> _Objective_
Quote all of the data that follows exactly as written, skipping the images.
----
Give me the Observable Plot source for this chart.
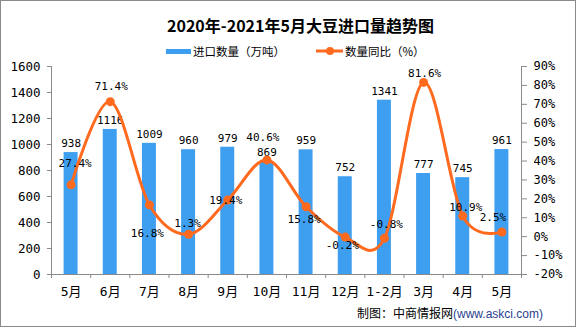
<!DOCTYPE html>
<html><head><meta charset="utf-8">
<script src="https://cdn.jsdelivr.net/npm/d3@7"></script>
<script src="https://cdn.jsdelivr.net/npm/@observablehq/plot@0.6"></script>
<style>
html,body{margin:0;padding:0;background:#fff;}
#wrap{position:relative;width:576px;height:327px;overflow:hidden;background:#fff;}
#chart{position:absolute;left:0;top:0;}
#frame{position:absolute;left:0;top:0;width:576px;height:327px;box-sizing:border-box;border:1px solid #8a8a8a;pointer-events:none;}
#title{position:absolute;left:0;top:13px;width:601px;text-align:center;font-weight:bold;font-size:16px;line-height:24px;font-family:"Noto Sans CJK SC",sans-serif;white-space:nowrap;color:#000;}
.legtext{position:absolute;top:43px;line-height:16px;font-size:11.5px;font-family:"Noto Sans CJK SC",sans-serif;white-space:nowrap;color:#000;}
#credit{position:absolute;left:357px;top:305px;line-height:16px;font-size:12px;font-family:"Noto Sans CJK SC",sans-serif;white-space:nowrap;color:#000;}
#credit span{font-family:"Liberation Sans",sans-serif;color:#2b3f8f;}
</style>
</head><body>
<div id="wrap">
  <div id="chart"></div>
  <div id="title"></div>
  <div id="leg1sw" style="position:absolute;left:166px;top:48.5px;width:25px;height:5px;background:#3e9ef0;"></div>
  <div id="leg1" class="legtext" style="left:193px;"></div>
  <svg style="position:absolute;left:314px;top:45px;" width="32" height="12"><line x1="2" y1="6" x2="29" y2="6" stroke="#ff6a1f" stroke-width="3"/><circle cx="16" cy="6" r="4" fill="#ff6a1f"/></svg>
  <div id="leg2" class="legtext" style="left:345px;"></div>
  <div id="credit"></div>
  <div id="frame"></div>
</div>
<script>
// ---- data ----
const titleText = "2020年-2021年5月大豆进口量趋势图";
const legendLabels = ["进口数量（万吨）", "数量同比（%）"];
const creditText = "制图：中商情报网";
const creditUrl = "(www.askci.com)";
const months = ["5月","6月","7月","8月","9月","10月","11月","12月","1-2月","3月","4月","5月"];
const importVolume = [938,1116,1009,960,979,869,959,752,1341,777,745,961];
const yoyPct = [27.4,71.4,16.8,1.3,19.4,40.6,15.8,-0.2,-0.8,81.6,10.9,2.5];
const volumeTicks = [0,200,400,600,800,1000,1200,1400,1600];
const pctTicks = [-20,-10,0,10,20,30,40,50,60,70,80,90];

// ---- layout / style ----
const BLUE = "#3e9ef0", ORANGE = "#ff6a1f", GRAY = "#8a8a8a";
const VMAX = 1600, PMIN = -20, PMAX = 90;
const pctToV = p => (p - PMIN) / (PMAX - PMIN) * VMAX;
const vToPct = v => Math.round(v / VMAX * (PMAX - PMIN) + PMIN);
// label nudges [dx, dy] for the percentage labels
const pctNudge = [[4,-21],[1,-15],[-2,29],[-1,-11],[-2,0],[-4,-22],[-2,13],[-3,8],[2,-14],[1,-9],[3,-9],[-9,-14]];

document.getElementById("title").textContent = titleText;
document.getElementById("leg1").textContent = legendLabels[0];
document.getElementById("leg2").textContent = legendLabels[1];
document.getElementById("credit").innerHTML = creditText + "<span>" + creditUrl + "</span>";

const rows = months.map((m, i) => ({i, m, v: importVolume[i], p: yoyPct[i], pv: pctToV(yoyPct[i])}));
const cx = d => d.i + 0.5;
const monoFont = '"DejaVu Sans Mono","Noto Sans CJK SC",monospace';

const pctLabelMarks = rows.map((d, k) => Plot.text([d], {
  x: cx, y: "pv", text: r => r.p.toFixed(1) + "%",
  dx: pctNudge[k][0], dy: pctNudge[k][1], fontSize: 11, fill: "#000"
}));

const chart = Plot.plot({
  width: 576, height: 327,
  marginLeft: 51, marginRight: 55, marginTop: 66, marginBottom: 53,
  style: {fontFamily: monoFont, fontSize: "12px", color: "#000", background: "transparent", overflow: "visible"},
  x: {type: "linear", domain: [0, 12], axis: null},
  y: {domain: [0, VMAX], axis: null},
  marks: [
    Plot.rectY(rows, {x1: d => d.i, x2: d => d.i + 1, y: "v", fill: BLUE, insetLeft: 12.6, insetRight: 12.6}),
    Plot.frame({anchor: "left", stroke: GRAY}),
    Plot.frame({anchor: "right", stroke: GRAY}),
    Plot.frame({anchor: "bottom", stroke: GRAY}),
    Plot.axisY({anchor: "left", ticks: volumeTicks, tickSize: 4, tickPadding: 7, stroke: GRAY, fill: "#000", fontSize: 12.5, label: null, tickFormat: d => String(d)}),
    Plot.axisY({anchor: "right", ticks: pctTicks.map(pctToV), tickSize: 5, tickPadding: 7, stroke: GRAY, fill: "#000", fontSize: 12, label: null, tickFormat: d => vToPct(d) + "%"}),
    Plot.axisX({ticks: d3.range(13), tickSize: 4, stroke: GRAY, label: null, tickFormat: () => ""}),
    Plot.axisX({ticks: d3.range(12).map(i => i + 0.5), tickSize: 0, tickPadding: 12, fontSize: 13, fill: "#000", label: null, tickFormat: d => months[Math.floor(d)]}),
    Plot.text(rows, {x: cx, y: "v", text: d => String(d.v), dy: -9, fontSize: 11, fill: "#000"}),
    Plot.line(rows, {x: cx, y: "pv", stroke: ORANGE, strokeWidth: 3, curve: "cardinal"}),
    Plot.dot(rows, {x: cx, y: "pv", r: 4.5, fill: ORANGE}),
    ...pctLabelMarks
  ]
});
document.getElementById("chart").appendChild(chart);
</script>
</body></html>
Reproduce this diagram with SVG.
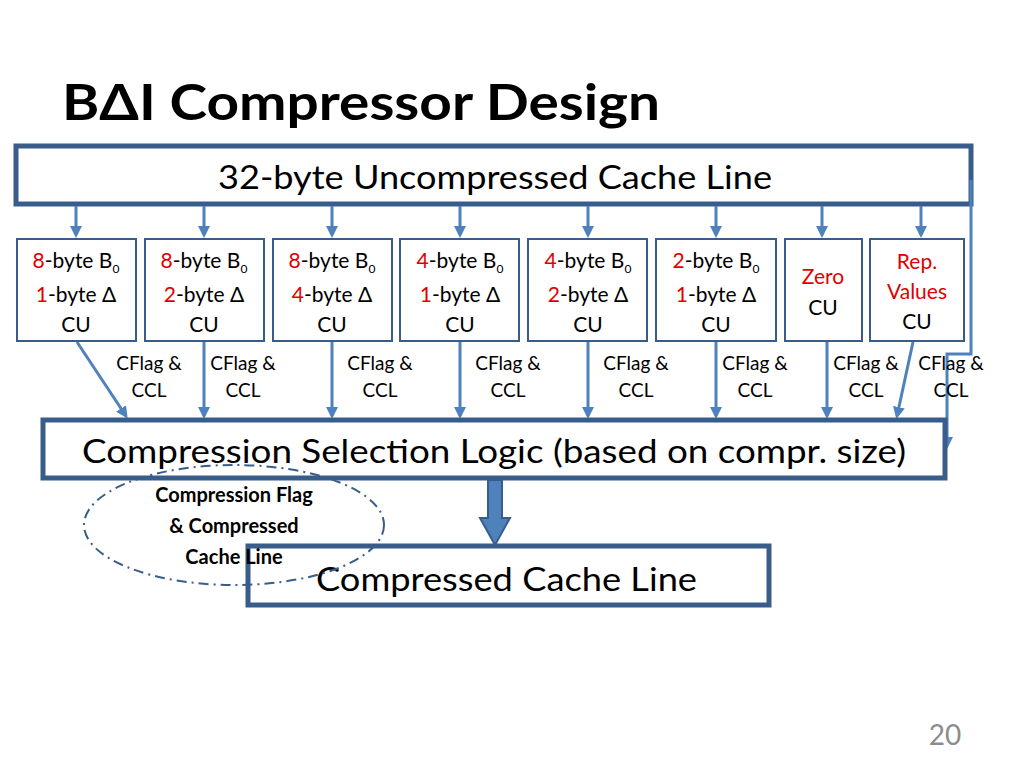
----
> _Task solution_
Give me the Observable Plot source for this chart.
<!DOCTYPE html>
<html><head><meta charset="utf-8">
<script src="https://cdn.jsdelivr.net/npm/d3@7"></script>
<script src="https://cdn.jsdelivr.net/npm/@observablehq/plot@0.6"></script>
<style>
html,body{margin:0;padding:0;background:#fff;}
#wrap{position:relative;width:576px;height:327px;overflow:hidden;background:#fff;}
#chart{position:absolute;left:0;top:0;}
#frame{position:absolute;left:0;top:0;width:576px;height:327px;box-sizing:border-box;border:1px solid #8a8a8a;pointer-events:none;}
#title{position:absolute;left:0;top:13px;width:601px;text-align:center;font-weight:bold;font-size:16px;line-height:24px;font-family:"Noto Sans CJK SC",sans-serif;white-space:nowrap;color:#000;}
.legtext{position:absolute;top:43px;line-height:16px;font-size:11.5px;font-family:"Noto Sans CJK SC",sans-serif;white-space:nowrap;color:#000;}
#credit{position:absolute;left:357px;top:305px;line-height:16px;font-size:12px;font-family:"Noto Sans CJK SC",sans-serif;white-space:nowrap;color:#000;}
#credit span{font-family:"Liberation Sans",sans-serif;color:#2b3f8f;}
</style>
</head><body>
<div id="wrap">
  <div id="chart"></div>
  <div id="title"></div>
  <div id="leg1sw" style="position:absolute;left:166px;top:48.5px;width:25px;height:5px;background:#3e9ef0;"></div>
  <div id="leg1" class="legtext" style="left:193px;"></div>
  <svg style="position:absolute;left:314px;top:45px;" width="32" height="12"><line x1="2" y1="6" x2="29" y2="6" stroke="#ff6a1f" stroke-width="3"/><circle cx="16" cy="6" r="4" fill="#ff6a1f"/></svg>
  <div id="leg2" class="legtext" style="left:345px;"></div>
  <div id="credit"></div>
  <div id="frame"></div>
</div>
<script>
// ---- data ----
const titleText = "2020年-2021年5月大豆进口量趋势图";
const legendLabels = ["进口数量（万吨）", "数量同比（%）"];
const creditText = "制图：中商情报网";
const creditUrl = "(www.askci.com)";
const months = ["5月","6月","7月","8月","9月","10月","11月","12月","1-2月","3月","4月","5月"];
const importVolume = [938,1116,1009,960,979,869,959,752,1341,777,745,961];
const yoyPct = [27.4,71.4,16.8,1.3,19.4,40.6,15.8,-0.2,-0.8,81.6,10.9,2.5];
const volumeTicks = [0,200,400,600,800,1000,1200,1400,1600];
const pctTicks = [-20,-10,0,10,20,30,40,50,60,70,80,90];

// ---- layout / style ----
const BLUE = "#3e9ef0", ORANGE = "#ff6a1f", GRAY = "#8a8a8a";
const VMAX = 1600, PMIN = -20, PMAX = 90;
const pctToV = p => (p - PMIN) / (PMAX - PMIN) * VMAX;
const vToPct = v => Math.round(v / VMAX * (PMAX - PMIN) + PMIN);
// label nudges [dx, dy] for the percentage labels
const pctNudge = [[4,-21],[1,-15],[-2,29],[-1,-11],[-2,0],[-4,-22],[-2,13],[-3,8],[2,-14],[1,-9],[3,-9],[-9,-14]];

document.getElementById("title").textContent = titleText;
document.getElementById("leg1").textContent = legendLabels[0];
document.getElementById("leg2").textContent = legendLabels[1];
document.getElementById("credit").innerHTML = creditText + "<span>" + creditUrl + "</span>";

const rows = months.map((m, i) => ({i, m, v: importVolume[i], p: yoyPct[i], pv: pctToV(yoyPct[i])}));
const cx = d => d.i + 0.5;
const monoFont = '"DejaVu Sans Mono","Noto Sans CJK SC",monospace';

const pctLabelMarks = rows.map((d, k) => Plot.text([d], {
  x: cx, y: "pv", text: r => r.p.toFixed(1) + "%",
  dx: pctNudge[k][0], dy: pctNudge[k][1], fontSize: 11, fill: "#000"
}));

const chart = Plot.plot({
  width: 576, height: 327,
  marginLeft: 51, marginRight: 55, marginTop: 66, marginBottom: 53,
  style: {fontFamily: monoFont, fontSize: "12px", color: "#000", background: "transparent", overflow: "visible"},
  x: {type: "linear", domain: [0, 12], axis: null},
  y: {domain: [0, VMAX], axis: null},
  marks: [
    Plot.rectY(rows, {x1: d => d.i, x2: d => d.i + 1, y: "v", fill: BLUE, insetLeft: 12.6, insetRight: 12.6}),
    Plot.frame({anchor: "left", stroke: GRAY}),
    Plot.frame({anchor: "right", stroke: GRAY}),
    Plot.frame({anchor: "bottom", stroke: GRAY}),
    Plot.axisY({anchor: "left", ticks: volumeTicks, tickSize: 4, tickPadding: 7, stroke: GRAY, fill: "#000", fontSize: 12.5, label: null, tickFormat: d => String(d)}),
    Plot.axisY({anchor: "right", ticks: pctTicks.map(pctToV), tickSize: 5, tickPadding: 7, stroke: GRAY, fill: "#000", fontSize: 12, label: null, tickFormat: d => vToPct(d) + "%"}),
    Plot.axisX({ticks: d3.range(13), tickSize: 4, stroke: GRAY, label: null, tickFormat: () => ""}),
    Plot.axisX({ticks: d3.range(12).map(i => i + 0.5), tickSize: 0, tickPadding: 12, fontSize: 13, fill: "#000", label: null, tickFormat: d => months[Math.floor(d)]}),
    Plot.text(rows, {x: cx, y: "v", text: d => String(d.v), dy: -9, fontSize: 11, fill: "#000"}),
    Plot.line(rows, {x: cx, y: "pv", stroke: ORANGE, strokeWidth: 3, curve: "cardinal"}),
    Plot.dot(rows, {x: cx, y: "pv", r: 4.5, fill: ORANGE}),
    ...pctLabelMarks
  ]
});
document.getElementById("chart").appendChild(chart);
</script>
</body></html>
Reproduce this diagram with SVG.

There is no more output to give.